The STT Layer in Tavus empowers your persona to transcribe and comprehend spoken input in real time. By default, the STT layer in Tavus leverages smart_turn_detection, powered by Sparrow, for dynamic and responsive conversation flow with intelligent turn-taking.

Configuring the STT Layer

Define the STT layer under the layers.stt object. Below are the parameters available:

1. stt_engine

Specifies the speech-to-text engine used for transcription.

  • Options:

    • tavus-advanced (default) – Offers high-accuracy multilingual transcription.
    • tavus-turbo – Provides faster response times with slightly reduced accuracy.
"layers": {
  "stt": {
    "stt_engine": "tavus-advanced"
  }
}

2. participant_pause_sensitivity

Controls how long the participant can pause before the replica responds. This setting helps you fine-tune the pacing of the conversation.

  • Options:

    • high: The replica replies quickly after short pauses. Good for fast and casual conversations.
    • medium (default): Balanced timing. Allows natural pauses without feeling rushed or delayed.
    • low: The replica waits a bit longer before replying. Useful for slower or more thoughtful discussions.
    • verylow: The replica allows even longer pauses before responding.
    • superlow: The replica has the longest response delay, making it suitable for conversations where participants often pause.
"participant_pause_sensitivity": "medium"

3. participant_interrupt_sensitivity

Controls how easily the participant can interrupt the replica while it is talking. This setting helps adjust how the replica handles overlap in conversation.

  • Options:

    • high: The replica stops speaking immediately when the participant starts talking. Ideal for quick and back-and-forth exchanges.
    • medium (default): Balanced behavior. Allows short interruptions without breaking the flow.
    • low: The participant needs to speak more clearly or for a bit longer to interrupt.
    • verylow: The replica usually keeps talking unless the interruption is strong.
    • superlow: The replica rarely stops mid-sentence. It will usually finish speaking before responding.
"participant_interrupt_sensitivity": "medium"

4. hotwords

Use this to prioritize certain names or terms that are difficult to transcribe.

This field is only available for tavus-advanced engine.

"hotwords": "Roey is the name of the person you're speaking with."

The above query helps the model transcribe “Roey” correctly instead of “Rowie.”

Use hotwords for proper nouns, brand names, or domain-specific language that standard STT engines might struggle with.

5. Turn-taking model

Enables dynamic turn-taking using the Sparrow model, which dynamically adjusts the timeout based on what the users say.
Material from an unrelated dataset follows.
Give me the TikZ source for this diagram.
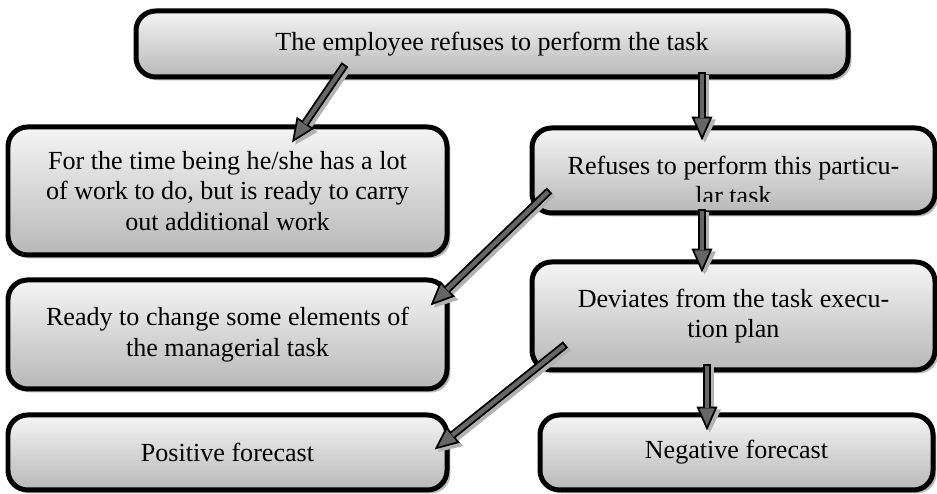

It sets a longer timeout when the user is likely not done speaking, and a shorter timeout when the user is likely done speaking.

"smart_turn_detection": true

How Turn-taking Works

  • smart_turn_detection is only supported by the tavus-advanced engine.
  • Disabling smart_turn_detection turns off Sparrow and uses a fixed response delay based on participant_pause_sensitivity.

Example Configuration

Below is an example persona with a fully configured STT layer:

{
  "persona_name": "Customer Service Agent",
  "system_prompt": "You assist users by listening carefully and providing helpful answers.",
  "pipeline_mode": "full",
  "context": "You're handling voice-based customer support inquiries.",
  "default_replica_id": "rfe12d8b9597",
  "layers": {
    "stt": {
      "stt_engine": "tavus-advanced",
      "participant_pause_sensitivity": "medium",
      "participant_interrupt_sensitivity": "low",
      "hotwords": "support",
      "smart_turn_detection": true
    }
  }
}

Refer to the Create Persona API for a complete list of supported fields.